ClaraStream: A Novel Algorithm for Real-Time Data Stream Clustering
Main Article Content
Abstract
One crucial step in extracting knowledge from datasets is to cluster or split the records of the data set into groups of related records. The detection of clusters in very large, multi-dimensional, static datasets has been the subject of extensive investigation. Unfortunately, this study has led to the development of classical clustering that is ineffective for clustering data streams. A data stream is a dynamic data set that is defined as an infinite sequence of data records that changes over time and arrives at very fast rates. There are many processes in the world today that produce rapidly changing data streams at high speeds. Credit card transactions, click streams, and sensor networks are a few examples.
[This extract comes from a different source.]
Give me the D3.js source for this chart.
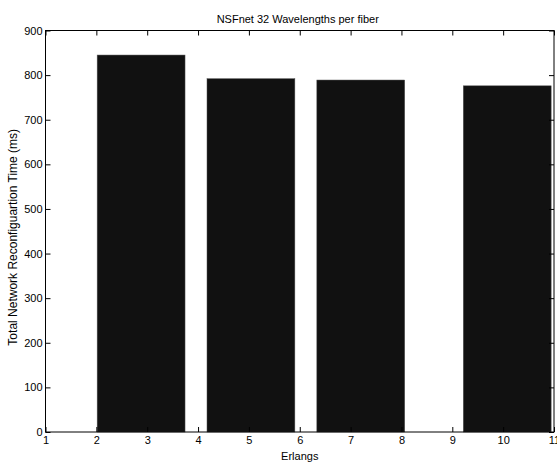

The rapid proliferation of data in various fields necessitates the development of algorithms capable of processing and analyzing data streams in real-time. ClaraStream is a novel clustering algorithm designed to efficiently handle the unique challenges posed by data streams, including their high volume, velocity, and potentially boundless nature. Unlike traditional clustering methods that are suitable for static datasets, ClaraStream offers a two-phase approach—online micro-clustering and offline macro-clustering—that enables real-time processing and trend analysis. This paper provides a comprehensive overview of the ClaraStream algorithm, its architecture, and its application to air quality data streams.